O mercado para executivas é restrito. Entre os cargos de diretoria, 26% são ocupados por elas no pais, segundo pesquisa Panorama Mulheres 2023, feito pelo Talenses Group e pelo Insper.
Claro que a situação de Natacha não é a mesma de uma operária da sua fábrica que tem uma criança de poucos meses. Com condição financeira privilegiada, a diretora conta com a ajuda do marido, da mãe e, em caso de necessidade, de uma babá para tomar conta de Isabella. Mas a maneira como ela vê esse dilema entre maternidade e vida profissional mudou.
“A gente se torna uma pessoa melhor, mais focada. Começa a pensar em como aquela funcionária que está na fábrica todos os dias consegue fazer tudo aquilo sendo mãe. E tem força para isso. A admiração fica maior. Não sou uma pessoa em casa e outra na empresa. Sou a mesma. Se eu melhorar como ser humano, vou melhorar como líder no trabalho. Estou conseguindo ser mais eficaz e isso me deixa tranquila para ser mãe”, diz.
A preocupação de Natacha é a internacionalização dos serviços da Ventisol. Diferentes componentes usados nas fábricas vêm do exterior porque os produtores brasileiros não dão conta da quantidade de peças necessárias. Ela diz ser este um problema enfrentado por todas as empresas do setor.
As importações são preferencialmente da China, mas há o plástico da Coreia do Sul, fornecedores da Índia e maquinário pode chegar da Alemanha ou Itália.
“A gente gasta bastante e o esforço é para negociar bem e que o produto chegue com qualidade e no momento que a gente precisa. Se o verão se aproxima, não pode faltar matéria-prima para os ventiladores”, finaliza.

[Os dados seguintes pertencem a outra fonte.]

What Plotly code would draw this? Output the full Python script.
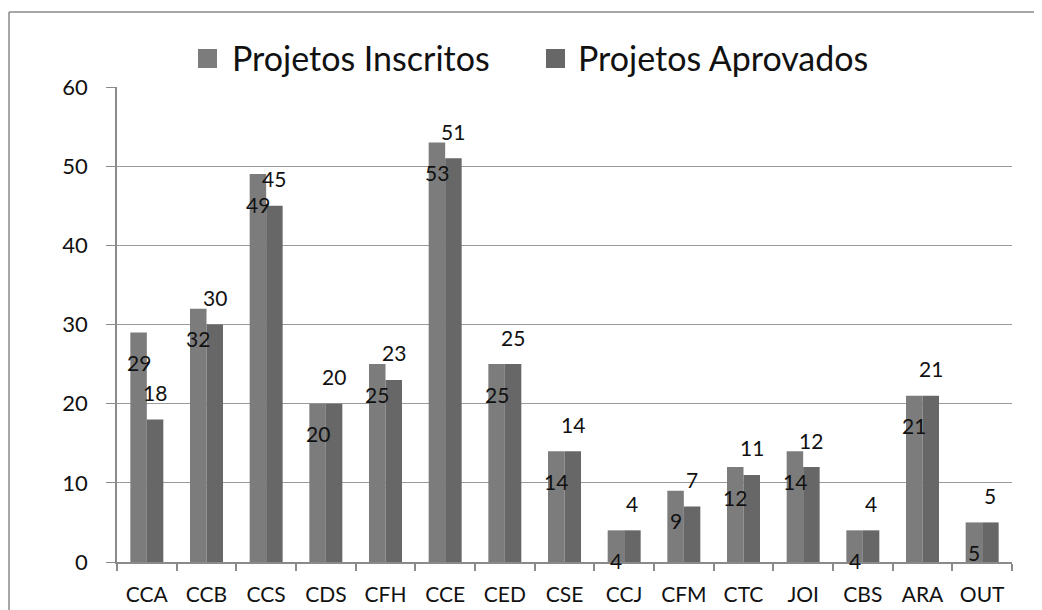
import plotly.graph_objects as go

categories = ["CCA", "CCB", "CCS", "CDS", "CFH", "CCE", "CED", "CSE",
              "CCJ", "CFM", "CTC", "JOI", "CBS", "ARA", "OUT"]
inscritos = [29, 32, 49, 20, 25, 53, 25, 14, 4, 9, 12, 14, 4, 21, 5]
aprovados = [18, 30, 45, 20, 23, 51, 25, 14, 4, 7, 11, 12, 4, 21, 5]
y_ticks = [0, 10, 20, 30, 40, 50, 60]
series_names = ["Projetos Inscritos", "Projetos Aprovados"]

PAGE_W, PAGE_H = 1042, 610
OFF = 8  # page body margin offset
W, H = PAGE_W - OFF, PAGE_H - OFF
# plot area in page pixels: x 117..1012, y 87..562
ML, MT = 117 - OFF, 87 - OFF
MR = W - (1012 - OFF)
MB = H - (562 - OFF)
plot_w = W - ML - MR
plot_h = H - MT - MB
bargap = 0.447
cat_px = plot_w / len(categories)
bar_px = cat_px * (1 - bargap) / 2

FONT = "Lato"
TXT = "#111111"
C_INS = "#7c7c7c"
C_APR = "#676767"
colors = [C_INS, C_APR]


def px_x(px):  # page px -> paper
    return (px - OFF - ML) / plot_w


def px_y(py):
    return (MT + plot_h - (py - OFF)) / plot_h


fig = go.Figure()
fig.add_trace(go.Bar(name=series_names[0], x=categories, y=inscritos,
                     marker=dict(color=C_INS, line=dict(width=0)), showlegend=False))
fig.add_trace(go.Bar(name=series_names[1], x=categories, y=aprovados,
                     marker=dict(color=C_APR, line=dict(width=0)), showlegend=False))

annotations = []
for c, v in zip(categories, inscritos):
    annotations.append(dict(x=c, y=v, xref="x", yref="y", text=str(v),
                            showarrow=False, xshift=-bar_px / 2, yshift=-30,
                            font=dict(family=FONT, size=21, color=TXT)))
for c, v in zip(categories, aprovados):
    annotations.append(dict(x=c, y=v, xref="x", yref="y", text=str(v),
                            showarrow=False, xshift=bar_px / 2, yshift=27,
                            font=dict(family=FONT, size=21, color=TXT)))

# outer chart frame: only left and top edges fall inside the picture
frame = dict(color="#8a8a8a", width=1.5)
shapes = [
    dict(type="line", xref="paper", yref="paper", layer="below",
         x0=px_x(9), x1=px_x(9), y0=px_y(PAGE_H), y1=px_y(12), line=frame),
    dict(type="line", xref="paper", yref="paper", layer="below",
         x0=px_x(9), x1=px_x(PAGE_W), y0=px_y(12), y1=px_y(12), line=frame),
]

# legend (squares + labels)
legend_sq_x = [198, 546]
legend_txt_x = [230, 576]
for name, col, sx, tx in zip(series_names, colors, legend_sq_x, legend_txt_x):
    shapes.append(dict(type="rect", xref="paper", yref="paper",
                       x0=px_x(sx), x1=px_x(sx + 19), y0=px_y(68), y1=px_y(49),
                       fillcolor=col, line=dict(width=0)))
    annotations.append(dict(x=px_x(tx), y=px_y(58), xref="paper", yref="paper",
                            text=name, showarrow=False, xanchor="left",
                            yanchor="middle",
                            font=dict(family=FONT, size=34, color=TXT)))

fig.update_layout(
    width=W, height=H,
    margin=dict(l=ML, r=MR, t=MT, b=MB, autoexpand=False),
    paper_bgcolor="white", plot_bgcolor="white",
    barmode="group", bargap=bargap, bargroupgap=0,
    font=dict(family=FONT, color=TXT),
    showlegend=False,
    xaxis=dict(showline=True, linecolor="#8a8a8a", linewidth=1.5,
               ticks="outside", tickson="boundaries", ticklen=7,
               tickcolor="#8a8a8a", tickwidth=1.5,
               tickfont=dict(family=FONT, size=21, color=TXT),
               ticklabelstandoff=13, showgrid=False),
    yaxis=dict(range=[0, 60], tickvals=y_ticks, showline=True,
               linecolor="#8a8a8a", linewidth=1.5,
               ticks="outside", ticklen=9, tickcolor="#8a8a8a", tickwidth=1,
               showgrid=True, gridcolor="#9a9a9a", gridwidth=1,
               tickfont=dict(family=FONT, size=22, color=TXT),
               ticklabelstandoff=14, zeroline=False),
    annotations=annotations,
    shapes=shapes,
)

fig.write_html(
    "out.html",
    post_script="document.documentElement.style.overflow='hidden';"
                "document.body.style.overflow='hidden';",
)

É uma tarefa considerável para quem se reveza com o marido para acordar de madrugada para cuidar de Isabella. Ela confessa que a maternidade a obrigou a fazer algo que é difícil, reconhece, em uma empresa familiar: delegar tarefas.
“Eu não quero ficar ansiosa por causa do trabalho. Às vezes, consigo, mas não dá para dizer que todo dia dá certo. Seria mentira. Não dá. É impossível.”
“Agora posso trabalhar também em outros setores, em projetos novos. É uma luta porque a empresa, para o meu pai, também é como um filho.”